My instinct, having worked with so many chemicals (they fill 1.5 tall racks), is that the OPC that will be arriving shortly would have the best chance of all the things I mentioned. I could be wrong. For me, this purchase gets me that "extra value" because I expect it to extend the life of all my all purpose MF towels. (I won't use them on my drying towels, of which I think I have maybe 8 types.) But maybe for you there won't be that value. What I was and am implying is that you can feel better about experimenting with certain suggestions if they might have multiple purposes, so that the purchase won't be a wasted one (leather health, microfiber health, detergent for your clothes, and so forth), but only you know what you would prefer or need.

So if you're looking to spend less, the minimum expenditure, the first thing I would try is Woolite. You can google keywords and get countless results like these. Will anyone say they KNOW it works for YOU. I doubt it. But I've seen people do it before.

https://www.google.com/search?q=woo...s=org.mozilla:en-US:official&client=firefox-a

The Leather Masters I mentioned: I KNOW that this is the brand that is most commonly cited by the higher end detailing professionals in the industry. Will you find one of these guys that KNOWS you can 100% remove it with this brand, I cannot say.

TOGWT is a member here, and has posted this elsewhere. You will see Leather Master mentioned numerous times, along with some other mentions.



> e) Dye Transfer
> 
> Dye transfer (from jeans, leather belts, etc) can be very difficult to remove; the longer it is on the leather the harder it will be to remove. Clothing dye normally shows as a greyish bloom in seat area. This is usually caused by dark dye transferring from clothing. Particularly avoid brand new (i.e. never been washed) denim jeans, damp knitwear etc use
> 
> ...


----------



## williakz (Apr 14, 2013)

Ilovemycar said:


> Regarding the word "know": *I don't know* that taking apart my engine to clean it with walnut shells will give me improved MPG and power, but *I've read enough *that *I will try it in the coming years*.


And then you will KNOW.



> *I don't know *that I will foresee my electric water pump failing months in advance so that I won't be stranded in the middle of nowhere *if I buy the BT scan tool some time this year*, but *I've read enough* to know that this is exactly *what I will try*.


And then you will KNOW.

Unfortunately, right NOW, at this MINUTE, you don't KNOW anything. You only know what other people have told you they KNOW. One of these days, you'll figure out the difference between living vicariously and experiencing life firsthand (I know, I know, you're planning to in the immediate future!) If and when you do, I'll be happy to read your posts about your REAL experience using the products and tools you currently discuss so frequently and conditionally.


----------



## Ilovemycar (Feb 19, 2010)

I think you should put me on your ignore list, because just because you are a rude SOB doesn't mean I will change my ways in how I choose to help people. I am not getting paid to do this, I am here for the community, and do what I can and how I see fit. You have philosophical issues with what I type, so be it, just put me on ignore. 

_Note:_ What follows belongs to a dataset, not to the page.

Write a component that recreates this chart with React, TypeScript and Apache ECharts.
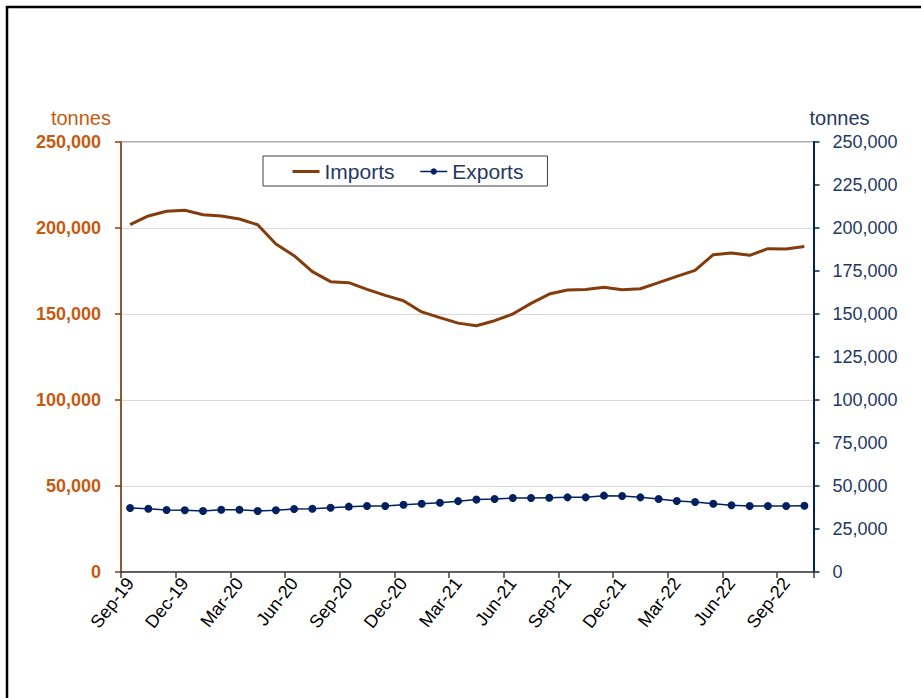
import React, { useEffect, useRef } from "react";
import * as echarts from "echarts";

const categories = [
  "Sep-19", "Oct-19", "Nov-19", "Dec-19",
  "Jan-20", "Feb-20", "Mar-20", "Apr-20", "May-20", "Jun-20", "Jul-20", "Aug-20", "Sep-20", "Oct-20", "Nov-20", "Dec-20",
  "Jan-21", "Feb-21", "Mar-21", "Apr-21", "May-21", "Jun-21", "Jul-21", "Aug-21", "Sep-21", "Oct-21", "Nov-21", "Dec-21",
  "Jan-22", "Feb-22", "Mar-22", "Apr-22", "May-22", "Jun-22", "Jul-22", "Aug-22", "Sep-22", "Oct-22",
];

const imports = [
  202000, 207000, 209700, 210300, 207700, 207000, 205200, 201900, 190700, 183900,
  174600, 168800, 168200, 164300, 160800, 157700, 151200, 147900, 144700, 143200,
  146100, 150000, 156200, 161600, 164000, 164300, 165500, 164100, 164700, 168200,
  171900, 175400, 184500, 185500, 184100, 188000, 187800, 189300,
];

const exportsData = [
  37200, 36800, 36000, 35900, 35500, 36200, 36200, 35500, 35900, 36600,
  36800, 37400, 38000, 38400, 38400, 39100, 39700, 40300, 41200, 42100,
  42400, 43000, 43000, 43200, 43400, 43400, 44400, 44200, 43400, 42400,
  41300, 40700, 39700, 38800, 38400, 38400, 38400, 38500,
];

const leftTicks = { min: 0, max: 250000, interval: 50000 };
const rightTicks = { min: 0, max: 250000, interval: 25000 };

const FONT = "'Liberation Sans', Arial, sans-serif";
const BROWN = "#843C0C";
const ORANGE = "#C55A11";
const NAVY = "#002060";
const NAVY_TEXT = "#1F3864";

const fmt = (v: number) => v.toLocaleString("en-US");

export default function App() {
  const ref = useRef<HTMLDivElement>(null);

  useEffect(() => {
    if (!ref.current) return;
    const chart = echarts.init(ref.current, undefined, { renderer: "svg" });
    chart.setOption({
      animation: false,
      backgroundColor: "#ffffff",
      textStyle: { fontFamily: FONT },
      graphic: [
        {
          type: "rect",
          shape: { x: 7, y: 7, width: 940, height: 720 },
          style: { fill: "none", stroke: "#000000", lineWidth: 2.5 },
          z: 100,
        },
      ],
      grid: {
        left: 121,
        right: 107.5,
        top: 142,
        bottom: 126,
        show: true,
        borderColor: "#595959",
        borderWidth: 1,
        containLabel: false,
      },
      legend: {
        left: 263,
        top: 156,
        orient: "horizontal",
        padding: [5, 24, 4, 28],
        itemGap: 25,
        itemWidth: 27,
        itemHeight: 8,
        borderColor: "#404040",
        borderWidth: 1,
        backgroundColor: "#ffffff",
        textStyle: { color: NAVY_TEXT, fontSize: 21, fontFamily: FONT },
        data: [
          { name: "Imports", itemStyle: { opacity: 0 }, lineStyle: { width: 3, color: BROWN } },
          { name: "Exports", lineStyle: { width: 1.5, color: NAVY } },
        ],
      },
      xAxis: {
        type: "category",
        data: categories,
        boundaryGap: true,
        axisLine: { show: true, lineStyle: { color: "#404040", width: 1.5 } },
        axisTick: { show: true, interval: 2, length: 6, lineStyle: { color: "#404040", width: 1.5 } },
        axisLabel: { interval: 2, rotate: 52, fontSize: 18, color: "#000000", margin: 8, fontFamily: FONT },
        splitLine: { show: false },
      },
      yAxis: [
        {
          type: "value",
          position: "left",
          ...leftTicks,
          name: "tonnes",
          nameLocation: "end",
          nameGap: 14,
          nameTextStyle: { color: ORANGE, fontSize: 20, align: "right", padding: [0, 10, 0, 0], fontFamily: FONT },
          axisLine: { show: true, lineStyle: { color: BROWN, width: 1.5 } },
          axisTick: { show: true, length: 6, lineStyle: { color: BROWN, width: 1.5 } },
          axisLabel: { color: ORANGE, fontSize: 18, fontWeight: "bold", margin: 20, formatter: fmt, fontFamily: FONT },
          splitLine: { show: true, lineStyle: { color: "#D9D9D9", width: 1.2 } },
        },
        {
          type: "value",
          position: "right",
          ...rightTicks,
          name: "tonnes",
          nameLocation: "end",
          nameGap: 14,
          nameTextStyle: { color: NAVY_TEXT, fontSize: 20, align: "left", padding: [0, 0, 0, -4], fontFamily: FONT },
          axisLine: { show: true, lineStyle: { color: NAVY, width: 2 } },
          axisTick: { show: true, length: 6, lineStyle: { color: NAVY, width: 1.5 } },
          axisLabel: { color: NAVY_TEXT, fontSize: 18, margin: 19, formatter: fmt, fontFamily: FONT },
          splitLine: { show: false },
        },
      ],
      series: [
        {
          name: "Imports",
          type: "line",
          yAxisIndex: 0,
          data: imports,
          symbol: "none",
          lineStyle: { color: BROWN, width: 3 },
          itemStyle: { color: BROWN },
          z: 3,
        },
        {
          name: "Exports",
          type: "line",
          yAxisIndex: 1,
          data: exportsData,
          symbol: "circle",
          symbolSize: 8,
          lineStyle: { color: NAVY, width: 1.5 },
          itemStyle: { color: NAVY },
          z: 4,
        },
      ],
    });
    return () => chart.dispose();
  }, []);

  return (
    <div
      ref={ref}
      style={{ position: "absolute", left: 0, top: 0, width: 921, height: 698 }}
    />
  );
}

I will put you on ignore, you are the very first ever to make this list. If you have seen just half of the posters that I have, who deserved to be on my ignore list here but never made it, you would realize just how immensely impressive your achievement really is.

edit: done, on list.


----------



## MWatty550 (Sep 8, 2007)

+1000. Love this forum! Give him hell!!!!: popcorn:


----------